Lennart Sorensen lsorense-1wCw9BSqJbv44Nm34jS7GywD8/FfD2ys at public.gmane.org
Mon May 9 16:06:27 UTC 2005


On Mon, May 09, 2005 at 10:55:22PM +1000, Andrew Cowie wrote:
> Debian being the only significant exception. RHEL, Fedora, Gentoo, etc
> all have Java easy to use in the mainline distro.

Java isn't (currently) available "free".

You can install the debian package 'java-package' and then use make-jpkg
on a file downloaded from sun and it will generate a nice .deb from the
sun file you downloaded.  Works very nicely actually.

If you have a problem with that, complain to sun, or help people finish
the free java implementations.

After all what is java good for really?

Of course when java really works in jikes/kaffe/gcj then debian will
move java stuff into main and consider it perfectly nice and free.

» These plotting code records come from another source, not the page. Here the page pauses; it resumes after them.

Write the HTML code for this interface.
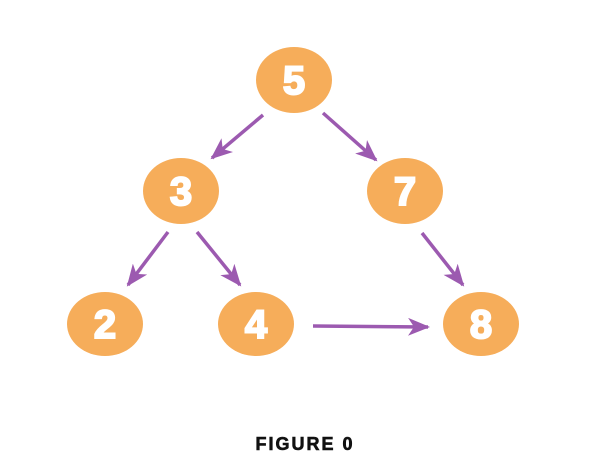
<!DOCTYPE html>
<html><head><meta charset="utf-8"><style>
html,body{margin:0;padding:0;background:#fff;width:610px;height:474px;overflow:hidden}
</style></head><body>
<svg width="610" height="474" viewBox="0 0 610 474" xmlns="http://www.w3.org/2000/svg">
<defs>
<marker id="a" viewBox="0 0 22 18" refX="20" refY="9" markerWidth="22" markerHeight="18" markerUnits="userSpaceOnUse" orient="auto">
<path d="M0,0 L22,9 L0,18 L6,9 Z" fill="#9C5AB0"/>
</marker>
</defs>
<g stroke="#9C5AB0" stroke-width="3.5" fill="none" marker-end="url(#a)">
<line x1="263" y1="115" x2="212" y2="158"/>
<line x1="323" y1="113" x2="376" y2="160"/>
<line x1="168" y1="232" x2="128" y2="285"/>
<line x1="197" y1="232" x2="240" y2="285"/>
<line x1="422" y1="233" x2="463" y2="285"/>
<line x1="313" y1="326" x2="428" y2="327"/>
</g>
<g fill="#F6AD5A">
<ellipse cx="294" cy="80" rx="38" ry="33"/>
<ellipse cx="181" cy="191" rx="38" ry="33"/>
<ellipse cx="405" cy="191" rx="38" ry="33"/>
<ellipse cx="105" cy="324" rx="38" ry="32"/>
<ellipse cx="256" cy="324" rx="38" ry="32"/>
<ellipse cx="481" cy="324" rx="38" ry="32"/>
</g>
<g fill="#fff" stroke="#fff" stroke-width="2" font-family="Liberation Sans, sans-serif" font-weight="bold" font-size="40" text-anchor="middle">
<text x="294" y="94">5</text>
<text x="181" y="205">3</text>
<text x="405" y="205">7</text>
<text x="105" y="338">2</text>
<text x="256" y="338">4</text>
<text x="481" y="338">8</text>
</g>
<text x="305" y="450" fill="#111" stroke="#111" stroke-width="0.6" font-family="Liberation Sans, sans-serif" font-weight="bold" font-size="18" letter-spacing="2" text-anchor="middle">FIGURE 0</text>
</svg>
</body></html>
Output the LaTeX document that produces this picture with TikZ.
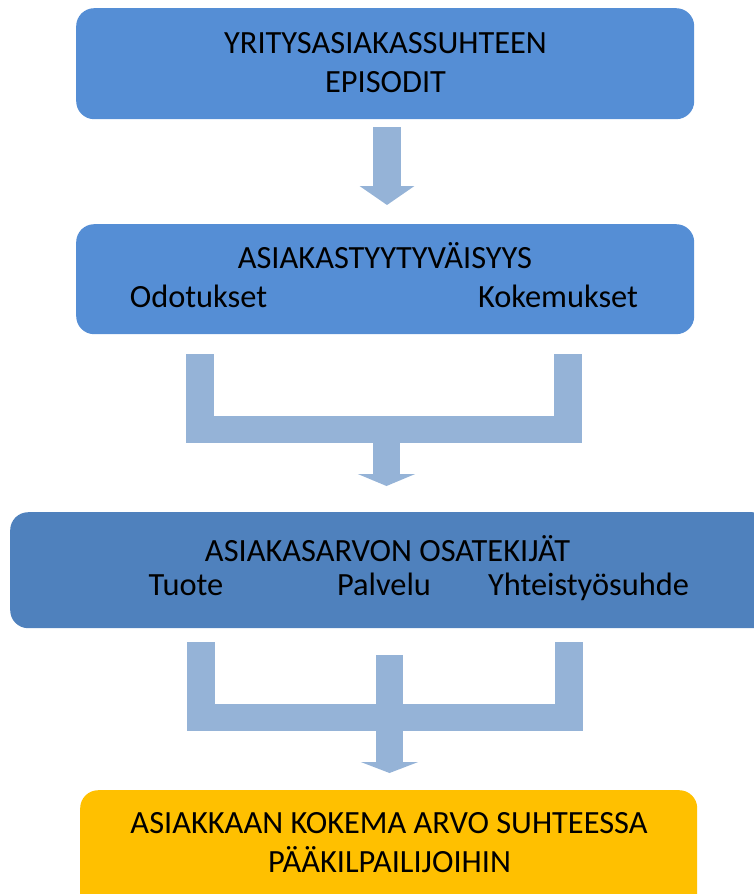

> [And, although it's not free by Debian's definition (the problem mostly
> being restrictions around redistribution), Sun's JVM is nevertheless
> freely available, and works VERY well, thank you very much. For a large
> footprint, long running, heavy load server instance I wouldn't choose
> anything but.]

Sun's JVM is also NOT redistributable or repackageable without explicit
permission, which makes it non-free by Debian distribution standards
since they would need permission to package it up and distribute it, and
even then the end user wouldn't be able to redistribute the package to
others.

> As for free java, it is a reality, and it works quite well for most
> situations. In particular, GCJ's ability to compile to native
> executables is brilliant.
> 
> That is also inaccurate.
> 
> A significant issue for any Java implementation is compatibility, and
> I'm pleased to report the observation that those doing third party Java
> implementations have been *very* scrupulous to stick to the defined Java
> standard.
> 
> GCJ 3.4 gets to "rather good" and the recently released GCJ 4.0 (part of
> GCC 4.0) has outstanding coverage and compatibility and indeed can quite
> rightly claim to be a 1.4.2 JDK.

It can?  Hmm, sounds useful.  When it was 1.2 or 1.3 compatible a lot of
things required 1.4 (not that any java developers ever seem to get the
clue that telling the user this in the docs would be a nice thing to
do).  Of course a lot of things probably expect 1.5 now.